How is transcription regulated?

Answer 21

By upstream control elements that lie 5’ to the TATA box .

Question 22

What does RNA polymerase II require, in order to initiate transcription?

Answer 22

The help of several other proteins/protein complexes, known as general (basal) transcription factors.

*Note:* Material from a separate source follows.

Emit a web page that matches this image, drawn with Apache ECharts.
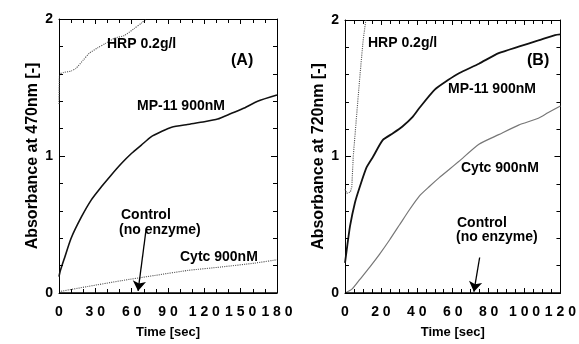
<!DOCTYPE html>
<html>
<head>
<meta charset="utf-8">
<script src="https://cdn.jsdelivr.net/npm/echarts@6/dist/echarts.min.js"></script>
<style>
  html, body { margin: 0; padding: 0; background: #fff; }
  #chart { width: 579px; height: 344px; }
</style>
</head>
<body>
<div id="chart"></div>
<script>
// panel (A): absorbance at 470 nm, [time s, absorbance]
const hrpA = [[0, 1.38], [0.3, 1.58], [1, 1.6], [4, 1.61], [10, 1.62], [14, 1.64], [20, 1.7], [25, 1.75],
  [32, 1.79], [38, 1.82], [46, 1.86], [54, 1.88], [62, 1.93], [68, 1.97], [72, 2.0]];
const mp11A = [[0, 0.12], [1, 0.16], [4.7, 0.26], [10, 0.4], [18.5, 0.555], [26.7, 0.68], [35, 0.775],
  [43, 0.86], [51.5, 0.945], [60, 1.02], [68, 1.08], [76, 1.14], [85, 1.18], [93, 1.21], [106, 1.23],
  [120, 1.25], [131, 1.27], [142, 1.31], [153, 1.35], [164, 1.4], [180, 1.445]];
const cytcA = [[0, 0.01], [24, 0.048], [51.5, 0.09], [79, 0.128], [106.6, 0.165], [134, 0.19],
  [161.6, 0.218], [180, 0.243]];
const controlA = [[0, 0], [180, 0]];
const arrowA = [[72, 0.47], [65.3, 0.015]];

// panel (B): absorbance at 720 nm
const hrpB = [[0, 0.76], [1, 0.73], [2, 0.72], [3, 0.74], [3.8, 0.78], [4.6, 1.0], [6.4, 1.29],
  [8.3, 1.59], [10.1, 1.85], [11.6, 2.0]];
const mp11B = [[0, 0.22], [1, 0.32], [2.8, 0.49], [5.5, 0.66], [8.3, 0.78], [12, 0.92], [15.7, 1.0],
  [21, 1.12], [26.7, 1.17], [32, 1.22], [37.7, 1.29], [41.4, 1.355], [50, 1.49], [57.4, 1.56],
  [63.5, 1.61], [74.6, 1.68], [85.6, 1.757], [96.7, 1.805], [107.7, 1.85], [117, 1.89], [120, 1.895]];
const cytcB = [[0, 0], [4, 0.03], [8.3, 0.1], [13.8, 0.19], [19.3, 0.285], [24.9, 0.39], [30.4, 0.5],
  [35.9, 0.61], [41.4, 0.71], [47, 0.78], [52.5, 0.845], [58, 0.905], [63.5, 0.965], [74.6, 1.09],
  [85.6, 1.16], [96.7, 1.23], [107.7, 1.28], [113, 1.32], [120, 1.37]];
const controlB = [[0, 0], [120, 0]];
const arrowB = [[75, 0.26], [71.8, 0.01]];

// tick marks on the frame (inward, all four sides)
const xTicksA = [0, 10, 20, 30, 40, 50, 60, 70, 80, 90, 100, 110, 120, 130, 140, 150, 160, 170, 180];
const xTicksB = [0, 5, 10, 15, 20, 25, 30, 35, 40, 45, 50, 55, 60, 65, 70, 75, 80, 85, 90, 95, 100,
  105, 110, 115, 120];
const yTicks = [0, 0.2, 0.4, 0.6, 0.8, 1, 1.2, 1.4, 1.6, 1.8, 2];

const yTitles = ['Absorbance at 470nm [-]', 'Absorbance at 720nm [-]'];
const xTitle = 'Time [sec]';
const panelTags = ['(A)', '(B)'];

const FONT = '"Liberation Sans", Arial, Helvetica, sans-serif';
const black = '#000';

const grids = [
  { left: 59, top: 19, width: 218, height: 274 },
  { left: 345, top: 20, width: 217, height: 274 },
];

// tick labels in the figure are letter-spaced ("1 2 0")
const spaced = (v) => String(v).split('').join(' ');

const noTicks = { axisTick: { show: false }, minorTick: { show: false } };

function xAxes(gridIndex, max, interval) {
  const common = {
    type: 'value',
    gridIndex,
    min: 0,
    max,
    interval,
    axisLine: { show: true, onZero: false, lineStyle: { color: black, width: 1 } },
    splitLine: { show: false },
    ...noTicks,
  };
  return [
    {
      ...common,
      position: 'bottom',
      axisLabel: {
        margin: 12, color: black, fontFamily: FONT, fontWeight: 'bold', fontSize: 14,
        formatter: spaced, showMaxLabel: true, showMinLabel: true,
      },
      name: xTitle,
      nameLocation: 'middle',
      nameGap: 33,
      nameTextStyle: { color: black, fontFamily: FONT, fontWeight: 'bold', fontSize: 13 },
    },
    { ...common, position: 'top', axisLabel: { show: false } },
  ];
}

function yAxes(gridIndex, title) {
  const common = {
    type: 'value',
    gridIndex,
    min: 0,
    max: 2,
    interval: 1,
    axisLine: { show: true, onZero: false, lineStyle: { color: black, width: 1 } },
    splitLine: { show: false },
    ...noTicks,
  };
  return [
    {
      ...common,
      position: 'left',
      axisLabel: { margin: 6, color: black, fontFamily: FONT, fontWeight: 'bold', fontSize: 14 },
      name: title,
      nameLocation: 'middle',
      nameGap: 18,
      nameTextStyle: { color: black, fontFamily: FONT, fontWeight: 'bold', fontSize: 16 },
    },
    { ...common, position: 'right', axisLabel: { show: false } },
  ];
}

function curve(data, axis, color, width, type) {
  return {
    type: 'line',
    data,
    xAxisIndex: axis,
    yAxisIndex: axis,
    showSymbol: false,
    smooth: 0.2,
    silent: true,
    lineStyle: { color, width, type },
  };
}

function control(data, arrow, axis) {
  return {
    type: 'line',
    data,
    xAxisIndex: axis,
    yAxisIndex: axis,
    showSymbol: false,
    silent: true,
    lineStyle: { color: black, width: 1 },
    markLine: {
      silent: true,
      symbol: ['none', 'arrow'],
      symbolSize: 10,
      label: { show: false },
      lineStyle: { color: black, width: 1.3, type: 'solid' },
      data: [[{ coord: arrow[0] }, { coord: arrow[1] }]],
    },
  };
}

// frame ticks as short mark lines placed through the axes' scales;
// tick length is given in pixels and turned into data units per panel
function frameTicks(axis, base, xTicks, xMajor, xMax) {
  const g = grids[axis / 2];
  const pxX = g.width / xMax;
  const pxY = g.height / 2;
  const lines = [];
  xTicks.forEach((t) => {
    const len = (t % xMajor === 0 ? 5 : 4) / pxY;
    lines.push([{ coord: [t, 0] }, { coord: [t, len] }]);
    lines.push([{ coord: [t, 2] }, { coord: [t, 2 - len] }]);
  });
  yTicks.forEach((v) => {
    const len = (Math.abs(v - Math.round(v)) < 1e-6 ? 6 : 4) / pxX;
    lines.push([{ coord: [0, v] }, { coord: [len, v] }]);
    lines.push([{ coord: [xMax, v] }, { coord: [xMax - len, v] }]);
  });
  return {
    type: 'line',
    data: base,
    xAxisIndex: axis,
    yAxisIndex: axis,
    showSymbol: false,
    silent: true,
    lineStyle: { color: black, width: 1 },
    markLine: {
      silent: true,
      symbol: ['none', 'none'],
      label: { show: false },
      lineStyle: { color: black, width: 1, type: 'solid' },
      data: lines,
    },
  };
}

function note(x, y, text, size) {
  return {
    type: 'text',
    x,
    y,
    silent: true,
    style: {
      text,
      fill: black,
      font: `bold ${size || 14}px ${FONT}`,
      align: 'left',
      verticalAlign: 'middle',
    },
  };
}

const chart = echarts.init(document.getElementById('chart'));

chart.setOption({
  animation: false,
  backgroundColor: '#fff',
  grid: grids,
  xAxis: [...xAxes(0, 180, 30), ...xAxes(1, 120, 20)],
  yAxis: [...yAxes(0, yTitles[0]), ...yAxes(1, yTitles[1])],
  series: [
    curve(hrpA, 0, '#555', 1.1, 'dotted'),
    curve(mp11A, 0, '#111', 1.6, 'solid'),
    curve(cytcA, 0, '#555', 1.1, 'dotted'),
    control(controlA, arrowA, 0),
    frameTicks(0, controlA, xTicksA, 30, 180),
    { ...curve(hrpB, 2, '#555', 1.1, 'dotted'), smooth: false },
    curve(mp11B, 2, '#111', 1.8, 'solid'),
    curve(cytcB, 2, '#777', 1.2, 'solid'),
    control(controlB, arrowB, 2),
    frameTicks(2, controlB, xTicksB, 20, 120),
  ],
  graphic: [
    note(107, 44, 'HRP 0.2g/l'),
    note(231, 61, panelTags[0], 16),
    note(137, 106, 'MP-11 900nM'),
    note(121, 215, 'Control'),
    note(119, 230, '(no enzyme)'),
    note(180, 257, 'Cytc 900nM'),
    note(368, 43, 'HRP 0.2g/l'),
    note(527, 61, panelTags[1], 16),
    note(448, 89, 'MP-11 900nM'),
    note(461, 168, 'Cytc 900nM'),
    note(457, 223, 'Control'),
    note(456, 237, '(no enzyme)'),
  ],
});
</script>
</body>
</html>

TRANSCRIPTION FACTOR for RNA POLYMERASE II (TF II)

Question 23

What is the first event in initiation?

Answer 23

The binding of the transcription factor IID (TFIID) protein complex to the TATA box via one of its subunits called TBP (TATA box binding protein).

Question 24

What is the transcription initiation complex?

Answer 24

It is the final protein complex, that contains at least 40 polypeptides.

It is composed of:

TFIID bound to TBP + TFIIA which stabilizes the TFIID complex

TFIIB binds to TFIID, but TFIIB can also bind to RNA polymerase II

RNA polymerase II, is already complexed with TFIIF, also binds

It is followed by the binding of TFIIE & H.

Question 25

Which Transcription Factor for RNA polymerase II, acts as a bridging protein?

Answer 25

TFIIB

Question 26

What are the function of TFIIH?

Answer 26

1. It is a helicase, which means that it can use ATP to unwind the DNA helix, allowing transcription to begin.
2. It phosphorylates RNA polymerase II, which causes this enzyme to change its conformation & dissociate from other proteins in the initiation complex.

Question 27

Where does phosphorylation occur?

Answer 27

On a long C-terminal tail, called the C-terminal domain (CTD) of the RNA polymerase II molecule.

Question 28

What type of RNA polymerase II can initiate transcription?

Answer 28

Only one with a non-phosphorylated CTD.

Question 29

What type of RNA polymerase II can elongate RNA?

Answer 29

One with a phosphorylated CTD.

Question 30

RNA synthesis occurs in the 5’ to 3’ direction with the RNA polymerase catalyzing…

Answer 30

A nucleophilic attack by the 3-OH of the growing RNA chain on the alpha-phosphorus atom on an incoming ribonucleotide 5’-triphisphate.

Question 31

What is the RNA molecule made from a protein- coding gene by RNA polymerase II called?

Answer 31

A primary transcript.

Question 32

Elongation of the RNA chain continues until what occurs?

Answer 32

Termination

Question 33

Unlike RNA polymerase in prokaryotes, RNA polymerase II does not terminate transcription at a specific site, but rather…

Answer 33

Transcription can stop at varying distances downstream of the gene.

Question 34

What do RNA genes transcribed by RNA polymerase II lack?

Answer 34

Specific signals or sequences that direct RNA polymerase II to terminate at specific locations.

Question 35

What happens when the transcript is cleaved at an internal site before RNA polymerase II finishes transcribing?

Answer 35

An upstream portion of the transcript is released, which will serve as the initial RNA prior to further processing (the pre-mRNA)

Question 36

What is the cleavage site considered as?

Answer 36

The “end” of the gene.

Question 37

What happens to the remainder of the transcript?

Answer 37

It is digested by a 5’ - exonuclease ( called Xrn2 in humans), while it is still being transcribed by the RNA polymerase II.

Question 38

How is does the final round of termination of transcription occur?

Answer 38

The 5’- exonuclease “catches up “ to the RNA polymerase II by digesting away all the overhanging RNA, it helps disengage to polymerase from its DNA template.